DESCRIPTION OF THE TASK
Please copy the lines below exactly, from the first one through the line showing "fig = plt.figure(figsize=(9.9, 8.53), dpi=100)".

RECORDED INFORMATION

* * * * * * *

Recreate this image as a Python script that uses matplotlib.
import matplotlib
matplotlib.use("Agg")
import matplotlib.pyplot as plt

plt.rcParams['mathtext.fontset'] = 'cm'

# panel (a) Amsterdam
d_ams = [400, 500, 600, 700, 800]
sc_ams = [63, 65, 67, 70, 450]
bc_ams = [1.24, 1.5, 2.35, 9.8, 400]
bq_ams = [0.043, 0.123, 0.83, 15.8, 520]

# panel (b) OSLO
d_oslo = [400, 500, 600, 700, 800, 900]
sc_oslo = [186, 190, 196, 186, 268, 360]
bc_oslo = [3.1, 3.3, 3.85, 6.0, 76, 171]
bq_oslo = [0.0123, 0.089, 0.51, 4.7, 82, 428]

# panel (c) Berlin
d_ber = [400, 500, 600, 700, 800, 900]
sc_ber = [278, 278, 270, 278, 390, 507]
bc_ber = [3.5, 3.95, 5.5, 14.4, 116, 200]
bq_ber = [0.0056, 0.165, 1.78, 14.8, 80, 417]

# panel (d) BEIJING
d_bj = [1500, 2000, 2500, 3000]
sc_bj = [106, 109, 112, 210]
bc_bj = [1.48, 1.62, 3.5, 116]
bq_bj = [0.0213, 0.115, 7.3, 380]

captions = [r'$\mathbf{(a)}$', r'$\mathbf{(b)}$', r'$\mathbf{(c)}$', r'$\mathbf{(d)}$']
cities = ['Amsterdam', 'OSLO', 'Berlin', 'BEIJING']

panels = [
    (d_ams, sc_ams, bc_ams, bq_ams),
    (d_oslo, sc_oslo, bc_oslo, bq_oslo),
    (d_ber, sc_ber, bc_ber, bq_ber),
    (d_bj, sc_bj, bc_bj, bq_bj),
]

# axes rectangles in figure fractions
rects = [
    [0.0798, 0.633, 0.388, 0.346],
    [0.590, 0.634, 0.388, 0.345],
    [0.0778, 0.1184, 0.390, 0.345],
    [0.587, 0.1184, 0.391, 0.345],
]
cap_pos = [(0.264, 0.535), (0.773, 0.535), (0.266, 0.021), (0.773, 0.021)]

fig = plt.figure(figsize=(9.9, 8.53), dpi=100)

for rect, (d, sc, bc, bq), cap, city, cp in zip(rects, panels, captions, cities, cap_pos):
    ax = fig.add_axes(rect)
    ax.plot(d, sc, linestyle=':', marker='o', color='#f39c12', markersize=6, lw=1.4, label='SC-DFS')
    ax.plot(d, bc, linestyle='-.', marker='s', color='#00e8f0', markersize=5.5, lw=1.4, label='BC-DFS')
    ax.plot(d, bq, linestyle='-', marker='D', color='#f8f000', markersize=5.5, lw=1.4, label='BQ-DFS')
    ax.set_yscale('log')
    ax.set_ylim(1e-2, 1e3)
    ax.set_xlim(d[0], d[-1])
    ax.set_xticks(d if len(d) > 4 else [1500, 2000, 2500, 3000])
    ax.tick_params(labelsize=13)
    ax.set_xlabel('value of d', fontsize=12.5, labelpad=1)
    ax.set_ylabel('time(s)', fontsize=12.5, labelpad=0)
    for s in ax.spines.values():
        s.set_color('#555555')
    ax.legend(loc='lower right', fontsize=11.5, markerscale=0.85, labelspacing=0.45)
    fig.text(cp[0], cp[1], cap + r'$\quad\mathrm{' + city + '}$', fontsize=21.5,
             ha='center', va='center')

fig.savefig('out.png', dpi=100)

* * * * * * *

ANSWER TO THIS PROBLEM
Recreate this image as a Python script that uses matplotlib.
import matplotlib
matplotlib.use("Agg")
import matplotlib.pyplot as plt

plt.rcParams['mathtext.fontset'] = 'cm'

# panel (a) Amsterdam
d_ams = [400, 500, 600, 700, 800]
sc_ams = [63, 65, 67, 70, 450]
bc_ams = [1.24, 1.5, 2.35, 9.8, 400]
bq_ams = [0.043, 0.123, 0.83, 15.8, 520]

# panel (b) OSLO
d_oslo = [400, 500, 600, 700, 800, 900]
sc_oslo = [186, 190, 196, 186, 268, 360]
bc_oslo = [3.1, 3.3, 3.85, 6.0, 76, 171]
bq_oslo = [0.0123, 0.089, 0.51, 4.7, 82, 428]

# panel (c) Berlin
d_ber = [400, 500, 600, 700, 800, 900]
sc_ber = [278, 278, 270, 278, 390, 507]
bc_ber = [3.5, 3.95, 5.5, 14.4, 116, 200]
bq_ber = [0.0056, 0.165, 1.78, 14.8, 80, 417]

# panel (d) BEIJING
d_bj = [1500, 2000, 2500, 3000]
sc_bj = [106, 109, 112, 210]
bc_bj = [1.48, 1.62, 3.5, 116]
bq_bj = [0.0213, 0.115, 7.3, 380]

captions = [r'$\mathbf{(a)}$', r'$\mathbf{(b)}$', r'$\mathbf{(c)}$', r'$\mathbf{(d)}$']
cities = ['Amsterdam', 'OSLO', 'Berlin', 'BEIJING']

panels = [
    (d_ams, sc_ams, bc_ams, bq_ams),
    (d_oslo, sc_oslo, bc_oslo, bq_oslo),
    (d_ber, sc_ber, bc_ber, bq_ber),
    (d_bj, sc_bj, bc_bj, bq_bj),
]

# axes rectangles in figure fractions
rects = [
    [0.0798, 0.633, 0.388, 0.346],
    [0.590, 0.634, 0.388, 0.345],
    [0.0778, 0.1184, 0.390, 0.345],
    [0.587, 0.1184, 0.391, 0.345],
]
cap_pos = [(0.264, 0.535), (0.773, 0.535), (0.266, 0.021), (0.773, 0.021)]

fig = plt.figure(figsize=(9.9, 8.53), dpi=100)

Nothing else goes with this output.